Клаудия мучительно собралась с мыслями и посмотрела вдаль. Отражение расплылось, зато пейзаж за окном обрел четкость. По склонам спускались освещенные уличными фонарями мохнатые ели, их верхушки клонились к нижней дороге, по берегу рассыпались огоньки рыбацких домов. Разноцветные блики играли на черной воде, вызывая в памяти Рождество. В солнечные дни океан сиял безукоризненной синевой. Огромный утес навис над бухтой, он казался угольно-черной тучей, он казался огромной дырой в небесах, он завораживал и притягивал.

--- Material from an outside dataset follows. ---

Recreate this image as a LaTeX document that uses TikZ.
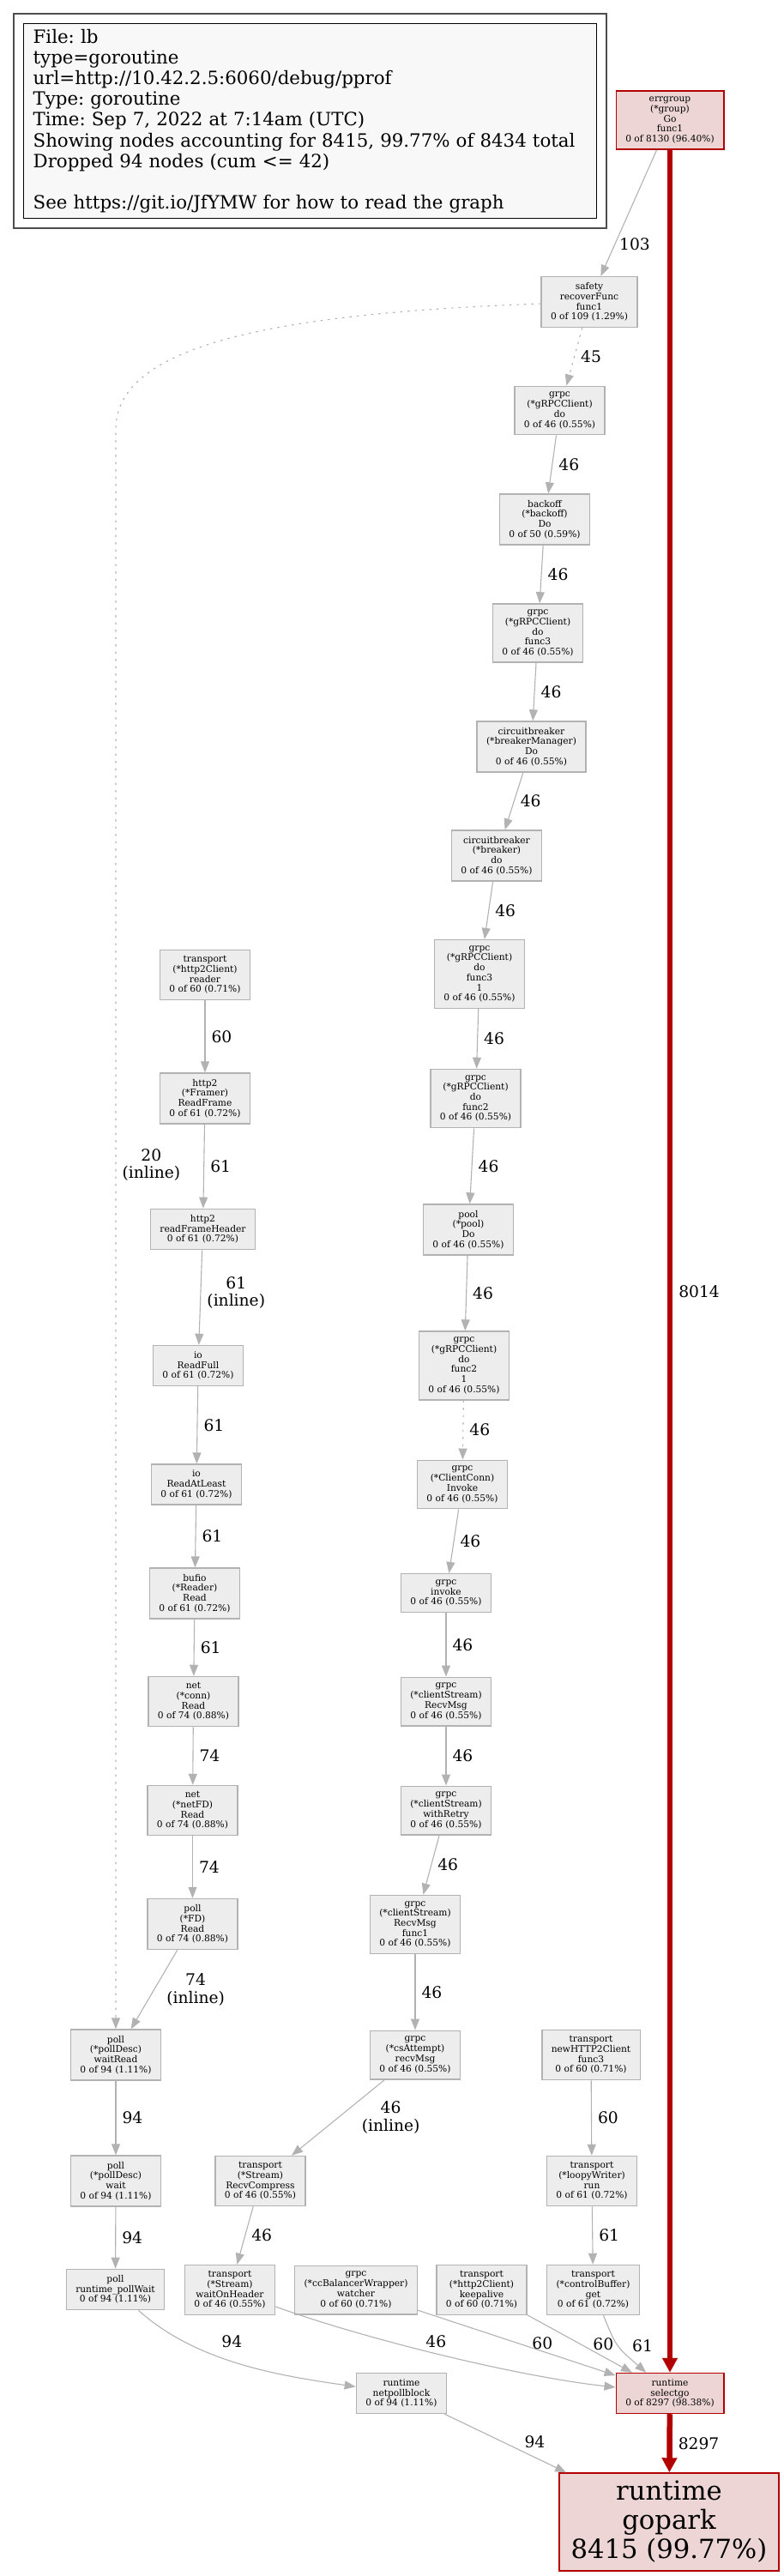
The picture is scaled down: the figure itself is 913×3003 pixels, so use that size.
\documentclass[tikz,border=0pt]{standalone}
\usepackage{fontspec}
\setmainfont{DejaVu Serif}
\usepackage{tikz}
\usetikzlibrary{arrows.meta, fit}
\usepackage{xcolor}

\definecolor{edgegray}{HTML}{B2B2B2}
\definecolor{nodegray}{HTML}{EDEDED}
\definecolor{nodeline}{HTML}{B2B2B2}
\definecolor{hotred}{HTML}{B20000}
\definecolor{hotfill}{HTML}{EDD5D5}
\definecolor{legendfill}{HTML}{F8F8F8}
\definecolor{legendline}{HTML}{4D4D4D}

\newcommand{\fnfont}{\fontsize{10.67pt}{11.7pt}\selectfont}
\newcommand{\lblfont}{\fontsize{18.67pt}{20.7pt}\selectfont}
\newcommand{\legfont}{\fontsize{21.33pt}{24.2pt}\selectfont\frenchspacing}
\newcommand{\bigfont}{\fontsize{30.7pt}{34pt}\selectfont}

\begin{document}
\begin{tikzpicture}[x=1pt,y=-1pt]
    \tikzstyle{fn}=[shape=rectangle, draw=nodeline, fill=nodegray, line width=1.5pt, inner xsep=11pt, inner ysep=7pt, align=center, font=\fnfont]
    \tikzstyle{hot}=[fn, draw=hotred, fill=hotfill]
    \tikzstyle{call}=[color=edgegray, line width=1.1pt, -{Triangle[length=13pt, width=10pt]}]
    \tikzstyle{resid}=[dash pattern=on 2.5pt off 6pt]
    \tikzstyle{heavy}=[color=hotred, line width=6.5pt, -{Triangle[length=17pt, width=17pt]}]
    \tikzstyle{lbl}=[anchor=west, inner sep=2pt, xshift=5pt, align=center, font=\lblfont, text=black]
    \tikzstyle{legend}=[shape=rectangle, draw=black, fill=legendfill, line width=1.3pt, align=left, font=\legfont, text width=646pt, minimum height=227pt, inner xsep=11pt, inner ysep=6pt]

    \useasboundingbox (0,0) rectangle (913,3003);

    % legend
    \node[legend, anchor=north west] (L) at (27,27) {File: lb\\type=goroutine\\url=http://10.42.2.5:6060/debug/pprof\\Type: goroutine\\Time: Sep 7, 2022 at 7:14am (UTC)\\Showing nodes accounting for 8415, 99.77\% of 8434 total\\Dropped 94 nodes (cum <= 42)\\[24.2pt]See https://git.io/JfYMW for how to read the graph};
    \node[draw=legendline, line width=2pt, fit=(L), inner sep=11pt] (LO) {};

    % right column
    \node[hot] (E0) at (781,140) {errgroup\\(*group)\\Go\\func1\\0 of 8130 (96.40\%)};
    \node[fn] (A1) at (687,352) {safety\\recoverFunc\\func1\\0 of 109 (1.29\%)};
    \node[fn] (A2) at (652.5,478.5) {grpc\\(*gRPCClient)\\do\\0 of 46 (0.55\%)};
    \node[fn] (A3) at (635,605.5) {backoff\\(*backoff)\\Do\\0 of 50 (0.59\%)};
    \node[fn] (A4) at (627,738) {grpc\\(*gRPCClient)\\do\\func3\\0 of 46 (0.55\%)};
    \node[fn] (A5) at (619.5,870.5) {circuitbreaker\\(*breakerManager)\\Do\\0 of 46 (0.55\%)};
    \node[fn] (A6) at (579,997.5) {circuitbreaker\\(*breaker)\\do\\0 of 46 (0.55\%)};
    \node[fn] (A7) at (559,1135.5) {grpc\\(*gRPCClient)\\do\\func3\\1\\0 of 46 (0.55\%)};
    \node[fn] (A8) at (554.5,1280.5) {grpc\\(*gRPCClient)\\do\\func2\\0 of 46 (0.55\%)};
    \node[fn] (A9) at (546,1433.5) {pool\\(*pool)\\Do\\0 of 46 (0.55\%)};
    \node[fn] (A10) at (541,1592) {grpc\\(*gRPCClient)\\do\\func2\\1\\0 of 46 (0.55\%)};
    \node[fn] (A11) at (539,1730.5) {grpc\\(*ClientConn)\\Invoke\\0 of 46 (0.55\%)};
    \node[fn] (A12) at (520,1857) {grpc\\invoke\\0 of 46 (0.55\%)};
    \node[fn] (A13) at (520,1983.5) {grpc\\(*clientStream)\\RecvMsg\\0 of 46 (0.55\%)};
    \node[fn] (A14) at (520,2110.5) {grpc\\(*clientStream)\\withRetry\\0 of 46 (0.55\%)};
    \node[fn] (A15) at (484,2243.5) {grpc\\(*clientStream)\\RecvMsg\\func1\\0 of 46 (0.55\%)};
    \node[fn] (A16) at (484,2395.5) {grpc\\(*csAttempt)\\recvMsg\\0 of 46 (0.55\%)};
    \node[fn] (A17) at (303.5,2542.5) {transport\\(*Stream)\\RecvCompress\\0 of 46 (0.55\%)};
    \node[fn] (A18) at (268,2669.5) {transport\\(*Stream)\\waitOnHeader\\0 of 46 (0.55\%)};

    % left column
    \node[fn] (B1) at (239,1136.5) {transport\\(*http2Client)\\reader\\0 of 60 (0.71\%)};
    \node[fn] (B2) at (239,1280.5) {http2\\(*Framer)\\ReadFrame\\0 of 61 (0.72\%)};
    \node[fn] (B3) at (236.5,1433) {http2\\readFrameHeader\\0 of 61 (0.72\%)};
    \node[fn] (B4) at (231,1592) {io\\ReadFull\\0 of 61 (0.72\%)};
    \node[fn] (B5) at (229,1730.5) {io\\ReadAtLeast\\0 of 61 (0.72\%)};
    \node[fn] (B6) at (227,1857.5) {bufio\\(*Reader)\\Read\\0 of 61 (0.72\%)};
    \node[fn] (B7) at (225.5,1983.5) {net\\(*conn)\\Read\\0 of 74 (0.88\%)};
    \node[fn] (B8) at (224.5,2110.5) {net\\(*netFD)\\Read\\0 of 74 (0.88\%)};
    \node[fn] (B9) at (224.5,2243) {poll\\(*FD)\\Read\\0 of 74 (0.88\%)};
    \node[fn] (C1) at (135,2395.5) {poll\\(*pollDesc)\\waitRead\\0 of 94 (1.11\%)};
    \node[fn] (C2) at (135,2542.5) {poll\\(*pollDesc)\\wait\\0 of 94 (1.11\%)};
    \node[fn] (C3) at (134.5,2669) {poll\\runtime\_pollWait\\0 of 94 (1.11\%)};

    % bottom rows
    \node[fn] (D1) at (689,2395.5) {transport\\newHTTP2Client\\func3\\0 of 60 (0.71\%)};
    \node[fn] (D2) at (690,2542.5) {transport\\(*loopyWriter)\\run\\0 of 61 (0.72\%)};
    \node[fn] (D3) at (691.5,2669.5) {transport\\(*controlBuffer)\\get\\0 of 61 (0.72\%)};
    \node[fn] (W1) at (415,2669.5) {grpc\\(*ccBalancerWrapper)\\watcher\\0 of 60 (0.71\%)};
    \node[fn] (K1) at (561.5,2669.5) {transport\\(*http2Client)\\keepalive\\0 of 60 (0.71\%)};
    \node[fn] (N1) at (468,2790) {runtime\\netpollblock\\0 of 94 (1.11\%)};
    \node[hot] (S1) at (781,2790) {runtime\\selectgo\\0 of 8297 (98.38\%)};
    \node[hot, font=\bigfont, minimum width=256pt, minimum height=114pt, inner xsep=12pt] (GP) at (780,2940) {runtime\\gopark\\8415 (99.77\%)};

    \coordinate (T1) at (135,500);

    \path[call]
    (E0) edge node[lbl, pos=0.75, xshift=-2pt] {103} (A1)
    (A1) edge[resid] node[lbl] {45} (A2)
    (A2) edge node[lbl] {46} (A3)
    (A3) edge node[lbl] {46} (A4)
    (A4) edge node[lbl] {46} (A5)
    (A5) edge node[lbl] {46} (A6)
    (A6) edge node[lbl] {46} (A7)
    (A7) edge node[lbl] {46} (A8)
    (A8) edge node[lbl] {46} (A9)
    (A9) edge node[lbl] {46} (A10)
    (A10) edge[resid] node[lbl] {46} (A11)
    (A11) edge node[lbl] {46} (A12)
    (A12) edge node[lbl] {46} (A13)
    (A13) edge node[lbl] {46} (A14)
    (A14) edge node[lbl] {46} (A15)
    (A15) edge node[lbl] {46} (A16)
    (A16) edge node[lbl, xshift=20pt] {46\\(inline)} (A17)
    (A17) edge node[lbl] {46} (A18)
    (B1) edge node[lbl] {60} (B2)
    (B2) edge node[lbl] {61} (B3)
    (B3) edge node[lbl, pos=0.45] {61\\(inline)} (B4)
    (B4) edge node[lbl] {61} (B5)
    (B5) edge node[lbl] {61} (B6)
    (B6) edge node[lbl] {61} (B7)
    (B7) edge node[lbl] {74} (B8)
    (B8) edge node[lbl] {74} (B9)
    (B9) edge node[lbl, xshift=7pt] {74\\(inline)} (C1)
    (C1) edge node[lbl] {94} (C2)
    (C2) edge node[lbl] {94} (C3)
    (D1) edge node[lbl] {60} (D2)
    (D2) edge node[lbl] {61} (D3)
    (W1) edge node[lbl, anchor=south, xshift=-5pt, pos=0.63] {60} (S1)
    (K1) edge node[lbl, xshift=8pt] {60} (S1)
    (N1) edge node[lbl, pos=0.47, xshift=19pt] {94} (GP)
    ;

    \draw[call, resid] (A1) .. controls (330,365) and (135,400) .. (T1) -- (C1) node[lbl, pos=0.46] {20\\(inline)};
    \draw[call] (C3) .. controls (230,2755) and (330,2770) .. (N1) node[lbl, pos=0.4, anchor=south west, xshift=-5pt, yshift=8pt] {94};
    \draw[call] (A18) .. controls (420,2725) and (600,2770) .. (S1) node[lbl, pos=0.5, anchor=south, xshift=-9pt, yshift=5pt] {46};
    \draw[call] (D3) .. controls (718,2735) .. (S1) node[lbl, pos=0.5, xshift=9pt] {61};

    \path[heavy]
    (E0) edge node[lbl, pos=0.5135] {8014} (S1)
    (S1) edge node[lbl] {8297} (GP)
    ;

\end{tikzpicture}
\end{document}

Со второго этажа своего дома Клаудия разглядывала Уимерли в большое панорамное окно. Кто бы ни приезжал к ней, друзья или журналисты, каждый приходил от этого вида в неописуемый восторг. Кажется, совсем недавно перед крыльцом толпились газетчики. Не обозреватели художественных изданий, а репортеры криминальной хроники. Они наперебой задавали вопросы о пропавших без вести муже и дочери. Эти шакалы всегда охотились за людскими несчастьями, а потому исчезновение Реджа и Джессики сразу после Рождества стало для них профессиональным праздником. Прошло полтора года. От тех, кого Клаудия так любила, по-прежнему не было никаких вестей. Снам она верить боялась. Это все излишняя впечатлительность, говорила она себе снова и снова, чтобы не лишиться рассудка. Ей хотелось думать, что Редж не сделал с Джессикой ничего ужасного. И все же Клаудия знала, что он изменился в последнее время, стал раздражительным и неуправляемым. В нем появилась несвойственная ему прежде тяга к насилию, он стал воплощением зла. По-другому не скажешь. Воплощение зла. Его потаенная жестокость рвалась наружу.